- Directed by: Věra Chytilová
- Written by: Věra Chytilová Daniela Fischerová
- Starring: Miroslav Machácek
- Cinematography: Jaromír Sofr
- Edited by: Jiří Brožek
- Release date: 2 June 1986;
- Running time: 92 minutes
- Country: Czechoslovakia
- Language: Czech

= Wolf's Hole =

1987 film

Wolf's Hole (Vlčí bouda) is a 1986 Czechoslovak science fiction horror film directed by Věra Chytilová. It was entered into the 37th Berlin International Film Festival.
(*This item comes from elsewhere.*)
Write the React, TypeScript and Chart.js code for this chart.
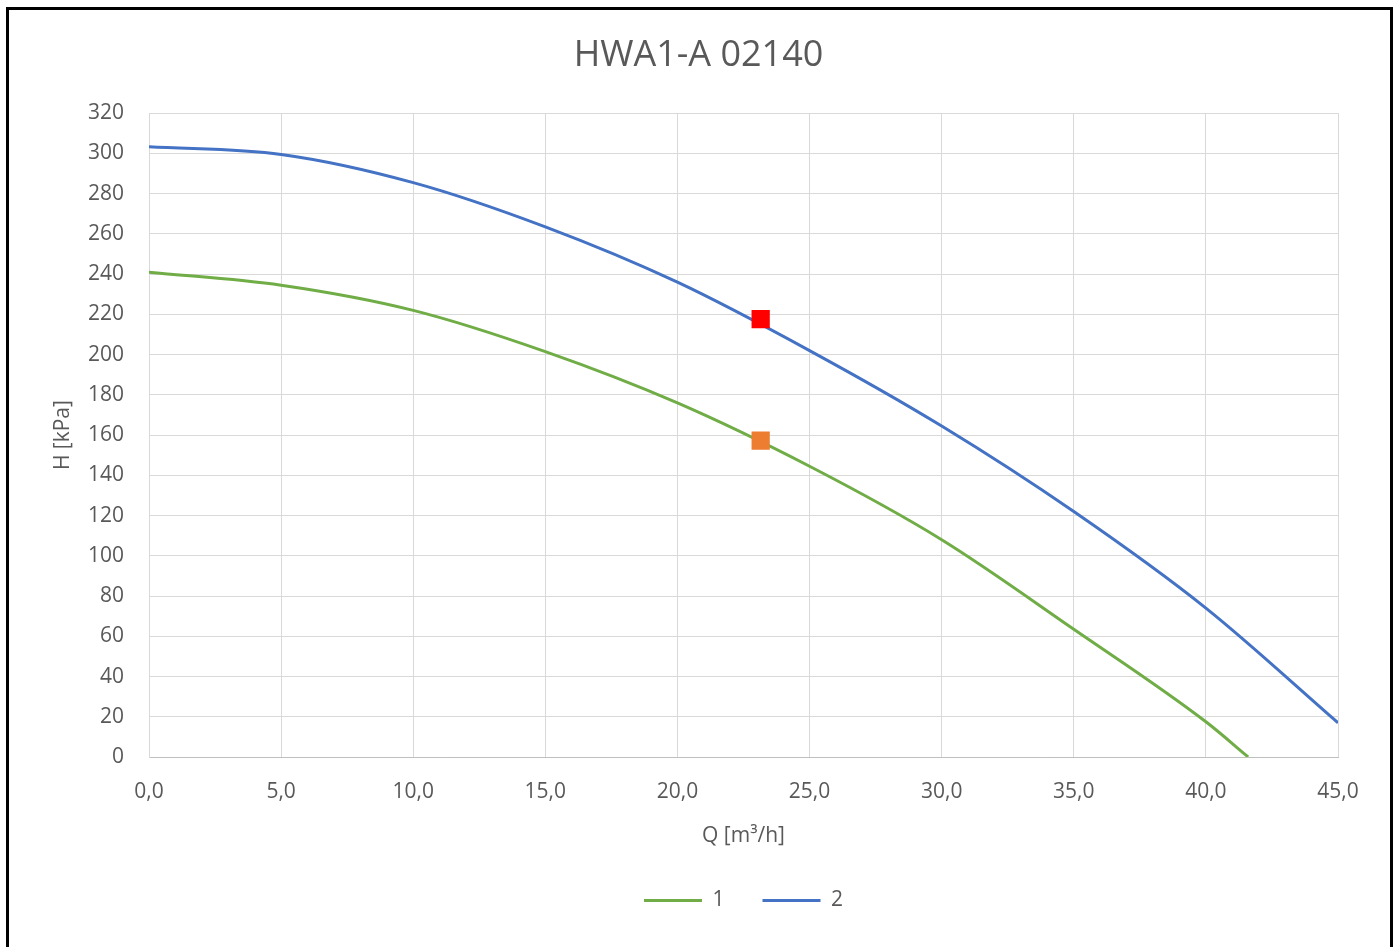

The film can be characterized as moralizing horror, but may also be interpreted as an allegory for the atmosphere surrounding the normalization period.

==Plot==
A group of teenagers are invited to a skiing workshop in the mountains, without being told how or why they were picked as participants. There are eleven of them, but the camp supervisors insist that there should be only ten, and that one of them is an intruder. As the group find themselves cut off from the outside world, strange things begin to happen; the supervisors seem intent to create an atmosphere of hostility, turning the participants against each other, even urging them to kill each other. The supervisors eventually reveal themselves as extraterrestrials who demand that the group pick one among them to be sacrificed. They refuse, however, and in a panic set the cottage on fire and make a narrow escape on a lift used for timber transport, leaving no man behind.

==Cast==
- Miroslav Macháček as Daddy
- Tomás Palatý as Dingo
- Stepánka Cervenková as Babeta
- Jan Bidlas as Honza
- Rita Dudusová as Gitka
- Irena Mrozková as Linda
- Hana Mrozkovy as Lenka
- Norbert Pycha as Marcipan
- Simona Racková as Gaba
- Roman Fiser as Jozka
- Frantisek Stanek as Petr
- Radka Slavíková as Emilka
- Jitka Zelenková as Brona
- Petr Horacek as Alan

==Awards and nominations==
The film was nominated for the Golden Bear for Best Film at the 1987 Berlin Film Festival.